Emotional Intelligence helps us express our emotions, develop and maintain relationships, cope with challenges, and make effective decisions. It has also been proven to be a key driver of job performance, effective leadership, success in life, and our overall well-being – those are pretty lofty attributes!
Emotional Intelligence is different than our IQ and our personality. These 3 together make up who we are, how we express ourselves, and govern our tendencies, characteristics, and preferences.
The abbreviation “IQ” was coined by the German psychologist William Stern, his term for a scoring method for intelligence tests he advocated in a 1912 book. An intelligence quotient (IQ) is a score derived from one of several standardized tests designed to assess human intelligence. We’ve been using the term IQ consistently to describe intellectual intelligence for over a century. We don’t call it “II”, we call it “IQ” as a reference to the standardized score.
Now let’s look at Emotional Intelligence. In 1985, Dr. Reuven Bar-On coined the term “EQ” for emotional quotient, based on the standardized score, just like IQ. In 1990, Drs. Salovey and Mayer expanded Bar-On’s work and first introduced the term “Emotional Intelligence” in several scientific articles. In 1995, Dr. Daniel Goleman expanded on Salovey and Mayer’s work which lead to his groundbreaking book “Emotional Intelligence”, and brought the term to mainstream.
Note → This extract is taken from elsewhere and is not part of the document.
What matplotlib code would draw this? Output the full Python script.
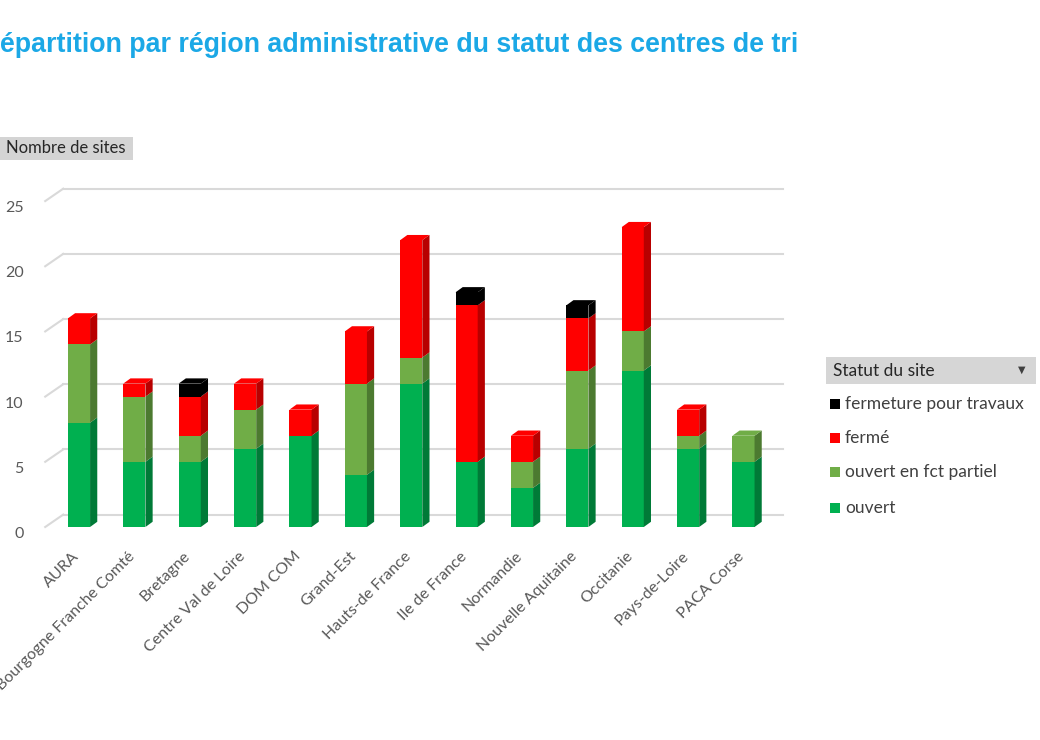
import matplotlib.pyplot as plt
from matplotlib.patches import Rectangle, Polygon
from matplotlib.transforms import ScaledTranslation
import numpy as np

regions = ['AURA', 'Bourgogne Franche Comté', 'Bretagne', 'Centre Val de Loire',
           'DOM COM', 'Grand-Est', 'Hauts-de France', 'Ile de France', 'Normandie',
           'Nouvelle Aquitaine', 'Occitanie', 'Pays-de-Loire', 'PACA Corse']
ouvert = [8, 5, 5, 6, 7, 4, 11, 5, 3, 6, 12, 6, 5]
partiel = [6, 5, 2, 3, 0, 7, 2, 0, 2, 6, 3, 1, 2]
ferme = [2, 1, 3, 2, 2, 4, 9, 12, 2, 4, 8, 2, 0]
travaux = [0, 0, 1, 0, 0, 0, 0, 1, 0, 1, 0, 0, 0]
yticks = [0, 5, 10, 15, 20, 25]

series = [('ouvert', ouvert, '#00b050', '#007a37'),
          ('ouvert en fct partiel', partiel, '#70ad47', '#4c7a30'),
          ('fermé', ferme, '#ff0000', '#b80000'),
          ('fermeture pour travaux', travaux, '#000000', '#000000')]

plt.rcParams['font.family'] = ['Lato', 'DejaVu Sans']

fig = plt.figure(figsize=(10.4, 7.4), dpi=100)
ax = fig.add_axes([43 / 1040, 213 / 740, 742 / 1040, 352 / 740])
ax.set_xlim(-0.65, 12.75)
ax.set_ylim(0, 27)

# profondeur 3D en unites de donnees
w = 0.40
dx, dy = 0.13, 0.40        # barres
gdx, gdy = 0.325, 0.95     # paroi du fond
grid_c = '#d9d9d9'

# quadrillage sur la paroi du fond + diagonales a gauche
for t in yticks:
    ax.plot([-0.61 + gdx, 12.71], [t + gdy, t + gdy], color=grid_c, lw=1.5, zorder=0, clip_on=False)
    ax.plot([-0.61, -0.61 + gdx], [t, t + gdy], color=grid_c, lw=1.5, zorder=0, clip_on=False)

x = np.arange(len(regions))
totals = np.sum([s[1] for s in series], axis=0)
bottom = np.zeros(len(regions))
for name, vals, col, dark in series:
    vals = np.array(vals, dtype=float)
    ax.bar(x, vals, width=w, bottom=bottom, color=col, zorder=2)
    for i in range(len(x)):
        if vals[i] == 0:
            continue
        x0, x1 = x[i] - w / 2, x[i] + w / 2
        b, t = bottom[i], bottom[i] + vals[i]
        # face laterale
        ax.add_patch(Polygon([[x1, b], [x1 + dx, b + dy], [x1 + dx, t + dy], [x1, t]],
                             closed=True, facecolor=dark, edgecolor='none', zorder=2))
        # dessus seulement pour le segment du haut
        if t == totals[i]:
            ax.add_patch(Polygon([[x0, t], [x0 + dx, t + dy], [x1 + dx, t + dy], [x1, t]],
                                 closed=True, facecolor=col, edgecolor='none', zorder=3))
    bottom += vals

for s in ax.spines.values():
    s.set_visible(False)
ax.set_yticks(yticks)
ax.set_yticklabels([str(t) for t in yticks])
ax.set_xticks(x)
ax.set_xticklabels(regions, rotation=45, ha='right', rotation_mode='anchor')
ax.tick_params(length=0, colors='#595959', labelsize=11.5)
ax.tick_params(axis='y', pad=14)
ax.tick_params(axis='x', pad=15)
for lab in ax.get_xticklabels():
    lab.set_transform(lab.get_transform() + ScaledTranslation(-5 / 72, -1 / 72, fig.dpi_scale_trans))
for lab in ax.get_yticklabels():
    lab.set_transform(lab.get_transform() + ScaledTranslation(0, -4 / 72, fig.dpi_scale_trans))

# titre (coupe a gauche comme l'original)
fig.text(0.0, 1 - 45 / 740, 'épartition par région administrative du statut des centres de tri',
         fontsize=19.3, fontweight='bold', color='#1ba8e6', va='center', ha='left',
         family=['Liberation Sans', 'DejaVu Sans'])

# etiquette "Nombre de sites"
fig.patches.append(Rectangle((0, 1 - 160 / 740), 133 / 1040, 23 / 740, transform=fig.transFigure,
                             facecolor='#d4d4d4', edgecolor='none'))
fig.text(6 / 1040, 1 - 148 / 740, 'Nombre de sites', fontsize=12, color='#262626', va='center')

# legende
fig.patches.append(Rectangle((826 / 1040, 1 - 384 / 740), 210 / 1040, 27 / 740, transform=fig.transFigure,
                             facecolor='#d6d6d6', edgecolor='none'))
fig.text(833 / 1040, 1 - 371 / 740, 'Statut du site', fontsize=12.5, color='#262626', va='center')
fig.text(1022 / 1040, 1 - 370 / 740, '▼', fontsize=7, color='#404040', va='center', ha='center',
         family=['DejaVu Sans'])
leg_y = [404, 438, 472, 508]
for (name, vals, col, dark), yy in zip(series[::-1], leg_y):
    fig.patches.append(Rectangle((830 / 1040, 1 - (yy + 5) / 740), 10 / 1040, 10 / 740,
                                 transform=fig.transFigure, facecolor=col, edgecolor='none'))
    fig.text(845 / 1040, 1 - yy / 740, name, fontsize=12.5, color='#404040', va='center')

fig.savefig('out.png', dpi=100)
Today, there are 6 major Emotional Intelligence instruments or assessments. There’s Multi-Health Systems EQ-i 2.0, Mayer-Salovey-Caruso’s MSCEIT, Goleman and Hay Group’s ECI/ESCI, Genos in Australia, 6 Seconds EI Model, and Talent Smart’s EQ Appraisal. Just in the assessment names, there are inconsistencies in the terms. Further, the terms EI and EQ are used interchangeably by these companies in their training, communications and literature. For example, Multi-Health Systems uses EI and EQ about equally, Hay group uses EI primarily, and Talent Smart uses EQ primarily.
EQ and EI have been used interchangeably for the past 30 years to describe Emotional Intelligence, and it causes confusion. For such an important and heavily researched topic, we need consistency from researchers, practitioners, and the community in the term we use to describe it. We don’t call intellectual intelligence “II”, so why would we call emotional intelligence “EI”? It doesn’t make sense. In addition, the standardized quotient scores for both our intellectual and emotional intelligence are called IQ and EQ, respectively.
Therefore, for consistency in describing our two types of intelligence, and for consistency in standardized quotient scores, let’s use the term EQ moving forward in any references to the all important set of social skills we call Emotional Intelligence.